Cerulli forecasts strong inflows for European ETFs in 2019

Dec 26th, 2018 | By | Category: ETF and Index News

The European ETF industry is set to enjoy robust inflows from both institutional and retail investors in 2019, according to a report from global research and consulting firm Cerulli Associates.

André Schnurrenberger, Managing Director, Europe at Cerulli

André Schnurrenberger, Managing Director, Europe at Cerulli.

In the latest edition of The Cerulli Edge — European Monthly Product Trends, André Schnurrenberger, Managing Director, Europe at Cerulli, notes that “European ETFs may be about to enter a new phase in their evolution, demonstrating that they can be the vehicle of choice even when investors turn defensive.”

Cerulli research shows that the majority of European ETFs gained net inflows during 2018 – although at a slower rate compared with 2017 – and most held up well during October’s turbulent markets.

Schnurrenberger highlights that a larger number of institutional investors are likely to adopt ETFs as core portfolio holdings during 2019, while the inability of active managers to provide alpha after fees will lead to more diverse uses of ETFs across strategies.

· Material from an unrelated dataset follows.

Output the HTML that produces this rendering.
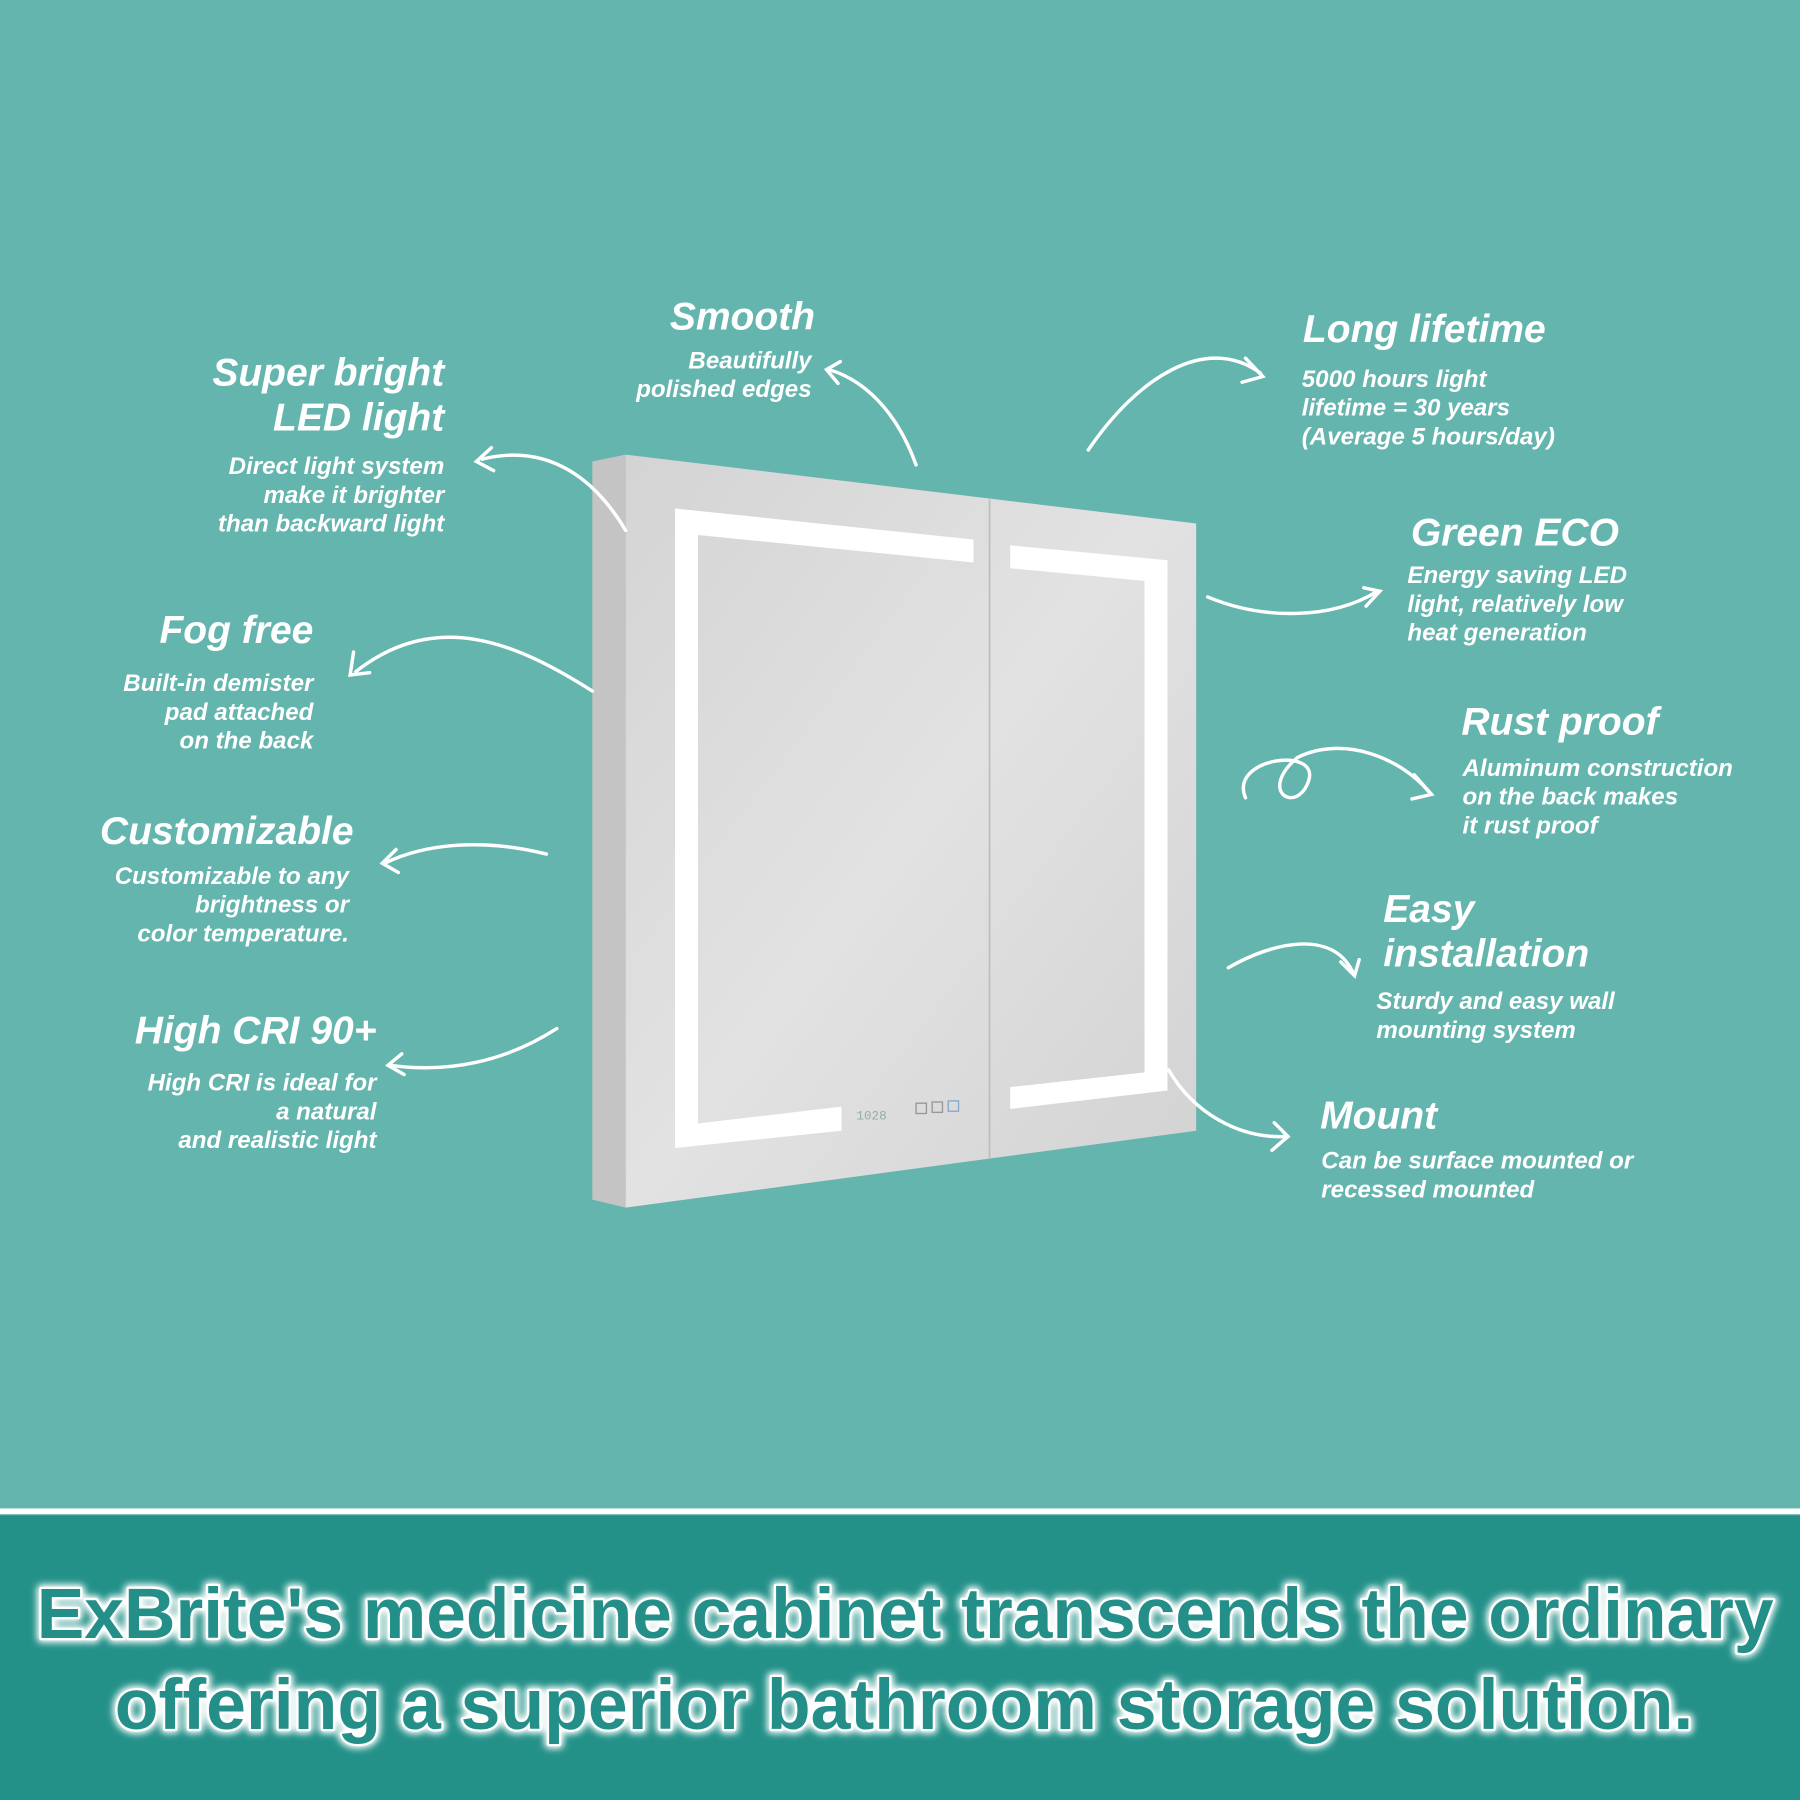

“[Institutional investors] may look at moving some of their satellite elements back into active funds, but they will have to overcome the scepticism resulting from a raft of statistics showing actives repeatedly failing to outperform their benchmarks,” he said.

Cerulli believes that competition amongst ETF providers will continue to intensify, leading to further fee reductions and the emergence of increasingly niche products. Furthermore, the firm predicts that dwindling assets in some funds – certain smart beta products as well as ETFs aimed at specific geographies such as Asia ex-Japan and Eastern Europe – will lead to significant fund closures.

The report also notes that ESG funds, both passive and active, are poised to enjoy bumper inflows in 2019.

“More investors, especially institutions, are showing interest in ESG,” said Schurrenberger. “But ESG means different things to different investors and many are continuing to demand customized versions.”

Schurrenberger believes these institutions may choose to create their own ESG-focused indices and products in a bid to save costs and satisfy their specific demands.